In this case, they are raising money to build a splash pad that will be available for the amusement of all citizens and visitors of both communities.
What is wrong with these people? How can they not grasp the fact that by sitting outside the gates of this wonderful, fundraising event, listening for “free,” it is in truth not really free because they are denying not only themselves, but also their fellow citizens, the payoff that comes from supporting a successful and profitable event?
Shame on them.
I again encourage people to become aware of what is going on in the community and to get out there and support us. When you do, we are all winners!
Jazz and Blues in the Village
Proud of Sarnia’s beautiful gardens
Sir: I would like to write something very positive for the Journal. I am so lucky that I moved to the Waters’ Edge apartments on Front Street. Every morning, when I open up my blinds, I can’t believe to be so lucky with the wonderful view of the gardens in Centennial Park. I believe the person responsible for the flowers is Ms. Patti Ross. She sure knows how to hire the best people for the job. They work seven days a week, with so much pride and love for the flowers and bushes, and it shows! Recently, at the art show, many visitors took pictures with their families and had the best background one could ask for. I am sure that was one of the highlights for them and will be in their memories and albums for years to come. Great advertisement for our town of Sarnia.
If someone has not seen the pretty design for the Canada 150 dedication with the maple leaf, there is still time to bring your camera!
Thanks to Ms. Ross and all your devoted helpers for brightening up our life. It is no wonder that our mayor is so proud of the City of Sarnia, that he served for 28 years and will keep on doing in the future! Keep up the good work!
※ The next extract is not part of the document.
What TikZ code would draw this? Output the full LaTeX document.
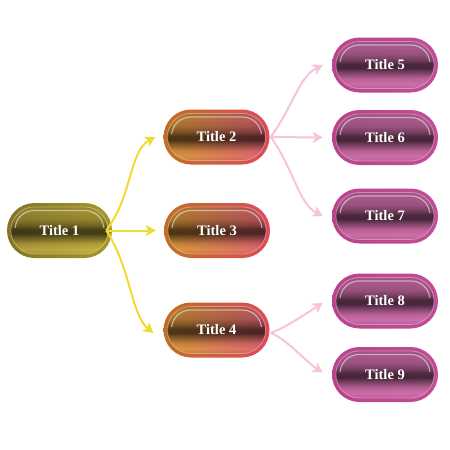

Renewed call for traffic lights at busy intersection
Sir: How many accidents, injuries, and deaths will it take for the City of Sarnia to place street lights at Cathcart and Murphy? My opinion: it shouldn’t even take one. Living by the intersection, I have witnessed these tragic happenings as well as poor pedestrians of young and old who wait up to ten minutes to try and cross these roads. Is the City of Sarnia not taking this matter seriously enough or is it money inhibiting them to act? Shouldn’t the life of one person be worth more than the cost of installing a traffic light? I would love to know this reason, because it appears to me that Sarnia has taken priority on some projects that appear to me as lower priority as compared to the need of traffic lights at Cathcart and Murphy. It would also seem a shame that after all these accidents, injuries and one death so far, that they cannot take this matter seriously. How serious does this situation have to be before implementing a change? As a young driver, I find this intersection very intimidating when crossing, and I avoid it as much as possible. A Facebook page with 376 followers and 398 likes in January 2013 titled ‘Traffic Lights for Murphy and Cathcart’ was an attempt to appeal to the city to build traffic lights for this intersection. Unfortunately, it appears this group has become inactive as discussions and posts have ceased since 2015. This issue has been going on for so long and yet all these requests for traffic lights seem to be dismissed. Through all this time, the City of Sarnia has only managed to place a crossing guard there during school hours. Just today (Aug. 24) I witnessed yet another car accident, involving children who had to sit on the curb waiting for EMT to arrive. This has urged me more than ever to raise awareness and concern again about this dangerous intersection, and hopefully get the message across that this very unfortunate, overdue, and fixable issue needs immediate attention for action.